Otro terreno en el que Cervantes juega en carambola de cuatro y cinco bandas, es en el de los narradores. Ya se sabe, y no voy a ahondar en ello, el que a un primer narrador sucede el árabe Cide Hamete Benengeli, al que se suma el traductor y luego los varios narradores de las novelas dentro de la novela y también de los cuentos, sucedidos y leyendas que aparecen –y enriquecen– aquí y allá en el texto. Colmo de la confusión de las identidades y del juego entre la ficción y la realidad son las archicomentadas referencias, en la segunda parte, a la primera parte del Quijote, y la burla contra el apócrifo de Avellaneda. Sólo diré que aquí se trata también de una confusión de las identidades y sobre todo de la superposición de la ficción a la realidad, cuando el Quijote al leer, o más bien al hojear, la versión apócrifa señala los errores del oportunista que quiso aprovecharse del éxito literario. Y aquí Cervantes va más allá, porque no sólo los protagonistas y los otros personajes han leído la primera parte del Quijote, sino que todos reconocen al caballero como el verdadero Don Quijote, el de carne y hueso, lo que equivale al real, en contraposición al ficticio del mentiroso Avellaneda. Para mejor desmentir la falsa versión, los personajes recurren a un juicio de autoridad al señalar que Cide Hamete Benengeli es el único con derecho a relatar las hazañas verdaderas y los rasgos auténticos de Don Quijote y su fiel escudero.

-Créanme vuesas mercedes –dijo Sancho- que el Sancho y el don Quijote de esa historia deben ser otros que los que andan en aquella que compuso Cide Hamete Benengeli, que somos nosotros: mi amo, valiente, discreto y enamorado, y yo, simple gracioso, y no comedor ni borracho.

-Yo así lo creo –dijo don Juan-, y, si fuera posible, se había de mandar que ninguno fuera osado a tratar de las cosas del gran don Quijote, si no fuese Cide Hamete, su primer autor, bien así como mandó Alejandro que ninguno fuese osado a retratarle sino Apeles.

-Retráteme el que quisiere –dijo don Quijote-, pero no me maltrate, que muchas veces suele caerse la paciencia cuando la cargan de injurias.[2]

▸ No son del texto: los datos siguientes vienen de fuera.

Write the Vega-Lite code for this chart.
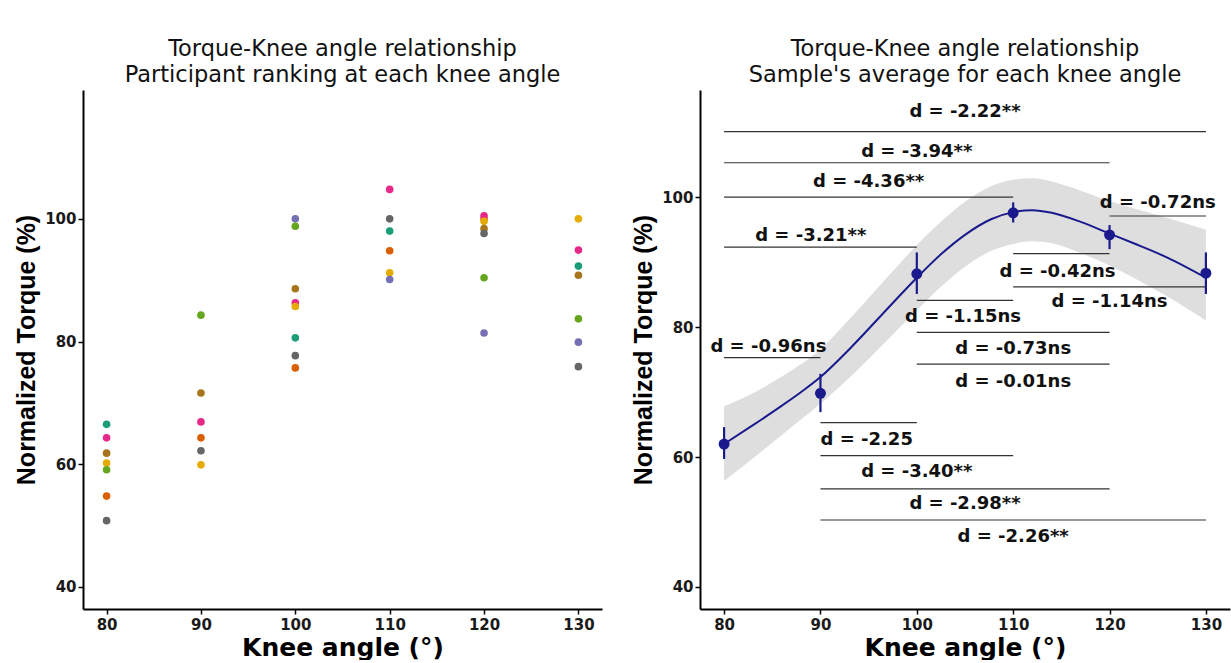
{
  "$schema": "https://vega.github.io/schema/vega-lite/v6.json",
  "background": "white",
  "padding": {"left": 14, "top": 37, "right": 2, "bottom": 0},
  "spacing": 29,
  "config": {
    "view": {"stroke": null},
    "font": "DejaVu Sans",
    "axis": {
      "grid": false,
      "domainColor": "black",
      "domainWidth": 2,
      "tickColor": "black",
      "tickWidth": 1.5,
      "tickSize": 5,
      "labelFont": "DejaVu Sans",
      "labelFontWeight": "bold",
      "labelFontSize": 15,
      "labelColor": "#1a1a1a",
      "titleColor": "black",
      "titleFontWeight": "bold"
    },
    "axisX": {"labelPadding": 3, "titlePadding": 3, "titleFont": "DejaVu Sans", "titleFontSize": 25},
    "axisY": {"labelPadding": 2, "titlePadding": 5, "titleFont": "Liberation Sans", "titleFontSize": 25},
    "title": {"font": "DejaVu Sans", "fontSize": 22.5, "fontWeight": "normal", "color": "#111111", "anchor": "middle", "frame": "group", "lineHeight": 26, "offset": 4}
  },
  "datasets": {
    "participants": [
      {"angle": 80, "participant": "P1", "torque": 66.5},
      {"angle": 80, "participant": "P4", "torque": 64.3},
      {"angle": 80, "participant": "P7", "torque": 61.8},
      {"angle": 80, "participant": "P6", "torque": 60.2},
      {"angle": 80, "participant": "P5", "torque": 59.1},
      {"angle": 80, "participant": "P2", "torque": 54.8},
      {"angle": 80, "participant": "P8", "torque": 50.8},
      {"angle": 90, "participant": "P5", "torque": 84.3},
      {"angle": 90, "participant": "P7", "torque": 71.6},
      {"angle": 90, "participant": "P4", "torque": 66.9},
      {"angle": 90, "participant": "P2", "torque": 64.3},
      {"angle": 90, "participant": "P8", "torque": 62.2},
      {"angle": 90, "participant": "P6", "torque": 59.9},
      {"angle": 100, "participant": "P3", "torque": 100.0},
      {"angle": 100, "participant": "P5", "torque": 98.8},
      {"angle": 100, "participant": "P7", "torque": 88.6},
      {"angle": 100, "participant": "P4", "torque": 86.3},
      {"angle": 100, "participant": "P6", "torque": 85.7},
      {"angle": 100, "participant": "P1", "torque": 80.6},
      {"angle": 100, "participant": "P8", "torque": 77.7},
      {"angle": 100, "participant": "P2", "torque": 75.7},
      {"angle": 110, "participant": "P4", "torque": 104.8},
      {"angle": 110, "participant": "P8", "torque": 100.0},
      {"angle": 110, "participant": "P1", "torque": 98.0},
      {"angle": 110, "participant": "P2", "torque": 94.8},
      {"angle": 110, "participant": "P6", "torque": 91.2},
      {"angle": 110, "participant": "P3", "torque": 90.1},
      {"angle": 120, "participant": "P2", "torque": 100.0},
      {"angle": 120, "participant": "P4", "torque": 100.5},
      {"angle": 120, "participant": "P6", "torque": 99.6},
      {"angle": 120, "participant": "P7", "torque": 98.4},
      {"angle": 120, "participant": "P8", "torque": 97.6},
      {"angle": 120, "participant": "P5", "torque": 90.4},
      {"angle": 120, "participant": "P3", "torque": 81.4},
      {"angle": 130, "participant": "P6", "torque": 100.0},
      {"angle": 130, "participant": "P4", "torque": 94.9},
      {"angle": 130, "participant": "P1", "torque": 92.3},
      {"angle": 130, "participant": "P7", "torque": 90.8},
      {"angle": 130, "participant": "P5", "torque": 83.7},
      {"angle": 130, "participant": "P3", "torque": 79.9},
      {"angle": 130, "participant": "P8", "torque": 75.9}
    ],
    "means": [
      {"angle": 80, "mean": 62.0, "lo": 59.7, "hi": 64.6},
      {"angle": 90, "mean": 69.8, "lo": 66.9, "hi": 72.8},
      {"angle": 100, "mean": 88.2, "lo": 85.1, "hi": 91.5},
      {"angle": 110, "mean": 97.6, "lo": 96.1, "hi": 99.2},
      {"angle": 120, "mean": 94.2, "lo": 92.0, "hi": 95.7},
      {"angle": 130, "mean": 88.3, "lo": 85.1, "hi": 91.5}
    ],
    "curve": [
      {"angle": 80, "fit": 62.0, "lo": 56.3, "hi": 67.8},
      {"angle": 83, "fit": 64.9, "lo": 59.8, "hi": 69.8},
      {"angle": 86, "fit": 67.9, "lo": 63.4, "hi": 72.4},
      {"angle": 88, "fit": 70.0, "lo": 65.8, "hi": 74.3},
      {"angle": 90, "fit": 72.3, "lo": 68.2, "hi": 76.6},
      {"angle": 93, "fit": 76.6, "lo": 72.2, "hi": 81.2},
      {"angle": 97, "fit": 82.9, "lo": 78.1, "hi": 87.8},
      {"angle": 100, "fit": 87.6, "lo": 82.6, "hi": 92.6},
      {"angle": 102.5, "fit": 91.2, "lo": 86.2, "hi": 96.2},
      {"angle": 105, "fit": 94.2, "lo": 89.3, "hi": 99.3},
      {"angle": 107.7, "fit": 96.6, "lo": 91.7, "hi": 101.7},
      {"angle": 110, "fit": 97.7, "lo": 92.8, "hi": 102.7},
      {"angle": 112, "fit": 98.0, "lo": 93.2, "hi": 102.9},
      {"angle": 114, "fit": 97.6, "lo": 92.9, "hi": 102.4},
      {"angle": 117, "fit": 96.2, "lo": 91.4, "hi": 101.0},
      {"angle": 120, "fit": 94.4, "lo": 89.5, "hi": 99.4},
      {"angle": 122.5, "fit": 92.9, "lo": 87.6, "hi": 98.3},
      {"angle": 126, "fit": 90.7, "lo": 84.7, "hi": 96.8},
      {"angle": 130, "fit": 87.6, "lo": 81.0, "hi": 95.0}
    ],
    "effects": [
      {"x1": 80, "x2": 130, "ypos": 110.1, "tx": 105, "ty": 113.1, "label": "d = -2.22**"},
      {"x1": 80, "x2": 120, "ypos": 105.3, "tx": 100, "ty": 106.9, "label": "d = -3.94**"},
      {"x1": 80, "x2": 110, "ypos": 100.0, "tx": 95, "ty": 102.3, "label": "d = -4.36**"},
      {"x1": 120, "x2": 130, "ypos": 97.1, "tx": 125, "ty": 99.1, "label": "d = -0.72ns"},
      {"x1": 80, "x2": 100, "ypos": 92.3, "tx": 89, "ty": 94.1, "label": "d = -3.21**"},
      {"x1": 110, "x2": 120, "ypos": 91.3, "tx": 114.6, "ty": 88.5, "label": "d = -0.42ns"},
      {"x1": 110, "x2": 130, "ypos": 86.2, "tx": 120, "ty": 83.8, "label": "d = -1.14ns"},
      {"x1": 100, "x2": 110, "ypos": 84.1, "tx": 104.8, "ty": 81.5, "label": "d = -1.15ns"},
      {"x1": 100, "x2": 120, "ypos": 79.2, "tx": 110, "ty": 76.7, "label": "d = -0.73ns"},
      {"x1": 100, "x2": 120, "ypos": 74.3, "tx": 110, "ty": 71.5, "label": "d = -0.01ns"},
      {"x1": 80, "x2": 90, "ypos": 75.3, "tx": 84.6, "ty": 76.9, "label": "d = -0.96ns"},
      {"x1": 90, "x2": 100, "ypos": 65.3, "tx": 94.8, "ty": 62.6, "label": "d = -2.25"},
      {"x1": 90, "x2": 110, "ypos": 60.2, "tx": 100, "ty": 57.7, "label": "d = -3.40**"},
      {"x1": 90, "x2": 120, "ypos": 55.1, "tx": 105, "ty": 52.8, "label": "d = -2.98**"},
      {"x1": 90, "x2": 130, "ypos": 50.3, "tx": 110, "ty": 47.7, "label": "d = -2.26**"}
    ]
  },
  "hconcat": [
    {
      "width": 519,
      "height": 519,
      "title": {"text": ["\u00a0Torque-Knee angle relationship", "\u00a0\u00a0\u00a0\u00a0Participant ranking at each knee angle"]},
      "layer": [
        {
          "data": {"name": "participants"},
          "mark": {"type": "circle", "size": 58, "opacity": 1},
          "encoding": {
            "x": {"field": "angle", "type": "quantitative", "scale": {"domain": [77.5, 132.5], "nice": false, "zero": false}, "axis": {"values": [80, 90, 100, 110, 120, 130], "format": "d", "title": "Knee angle (°)"}},
            "y": {"field": "torque", "type": "quantitative", "scale": {"domain": [36.4, 121], "nice": false, "zero": false}, "axis": {"values": [40, 60, 80, 100], "format": "d", "title": "Normalized Torque (%)"}},
            "color": {"field": "participant", "type": "nominal", "scale": {"domain": ["P1", "P2", "P3", "P4", "P5", "P6", "P7", "P8"], "range": ["#1B9E77", "#D95F02", "#7570B3", "#E7298A", "#66A61E", "#E6AB02", "#A6761D", "#666666"]}, "legend": null}
          }
        },
        {
          "mark": {"type": "text", "align": "left", "baseline": "middle", "font": "DejaVu Sans", "fontWeight": "bold", "fontSize": 18, "color": "#111111"},
          "encoding": {
            "x": {"datum": 77.78, "type": "quantitative"},
            "y": {"datum": 118.4, "type": "quantitative"},
            "text": {"value": "F(5, 40) = 27.43, p < 0.001"}
          }
        }
      ]
    },
    {
      "width": 530,
      "height": 519,
      "title": {"text": ["Torque-Knee angle relationship\u00a0\u00a0\u00a0\u00a0", "\u00a0\u00a0\u00a0\u00a0\u00a0\u00a0Sample's average for each knee angle"]},
      "layer": [
        {
          "data": {"name": "curve"},
          "mark": {"type": "area", "color": "#DEDEDE", "opacity": 1, "interpolate": "monotone"},
          "encoding": {
            "x": {"field": "angle", "type": "quantitative", "scale": {"domain": [77.5, 132.5], "nice": false, "zero": false}, "axis": {"values": [80, 90, 100, 110, 120, 130], "format": "d", "title": "Knee angle (°)"}},
            "y": {"field": "lo", "type": "quantitative", "scale": {"domain": [36.6, 116.5], "nice": false, "zero": false}, "axis": {"values": [40, 60, 80, 100], "format": "d", "title": "Normalized Torque (%)"}},
            "y2": {"field": "hi"}
          }
        },
        {
          "data": {"name": "effects"},
          "mark": {"type": "rule", "color": "#333333", "strokeWidth": 1.2},
          "encoding": {
            "x": {"field": "x1", "type": "quantitative"},
            "x2": {"field": "x2"},
            "y": {"field": "ypos", "type": "quantitative"}
          }
        },
        {
          "data": {"name": "curve"},
          "mark": {"type": "line", "color": "#1a1a8c", "strokeWidth": 2, "interpolate": "monotone"},
          "encoding": {
            "x": {"field": "angle", "type": "quantitative"},
            "y": {"field": "fit", "type": "quantitative"}
          }
        },
        {
          "data": {"name": "means"},
          "mark": {"type": "rule", "color": "#1a1a8c", "strokeWidth": 2.2},
          "encoding": {
            "x": {"field": "angle", "type": "quantitative"},
            "y": {"field": "lo", "type": "quantitative"},
            "y2": {"field": "hi"}
          }
        },
        {
          "data": {"name": "means"},
          "mark": {"type": "circle", "size": 120, "opacity": 1, "color": "#1a1a8c"},
          "encoding": {
            "x": {"field": "angle", "type": "quantitative"},
            "y": {"field": "mean", "type": "quantitative"}
          }
        },
        {
          "data": {"name": "effects"},
          "mark": {"type": "text", "align": "center", "baseline": "middle", "font": "DejaVu Sans", "fontWeight": "bold", "fontSize": 18, "color": "#111111"},
          "encoding": {
            "x": {"field": "tx", "type": "quantitative"},
            "y": {"field": "ty", "type": "quantitative"},
            "text": {"field": "label", "type": "nominal"}
          }
        }
      ]
    }
  ]
}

Y ya para terminar, aunque no se trata precisamente del malabarismo de las identidades, pero sí tiene que ver con ellas, sólo quiero destacar que uno de los placeres de la lectura y del humor que recorre toda la novela es que al elegir un loco y un simple, Cervantes convierte al lector en su cómplice, porque siempre le da la pista o mejor sería decir, le revela la realidad de la ficción, es decir, nos dice qué está pasando en realidad, que se trata de un rebaño, o de unos molinos de viento, o de unos nobles disfrazados, mientras el caballero se engaña, o Sancho cede ante la insistencia de su amo y da por buena su versión. Nos reímos, porque nosotros sabemos, porque Cervantes nos lo dejó saber, que de esa confusión sólo puede resultar la derrota o la burla. Y también nos reímos, con una admirada y amorosa sonrisa, porque a fin de cuentas, en esta novela, no son los niños y los borrachos, sino el loco y el simple, los que dicen las verdades.

L.Michel Foucault. Las palabras y las cosas: Una arqueología de las ciencias humanas. Trigésimo tercera ed. México, Siglo XXI editores, 2007. Pág. 55

[2] Don Quijote de La Mancha. Segunda parte. Capítulo LIX. Madrid, Real Academia Española, Asociación de Academias de la Lengua Española, 2004. Pág. 1003.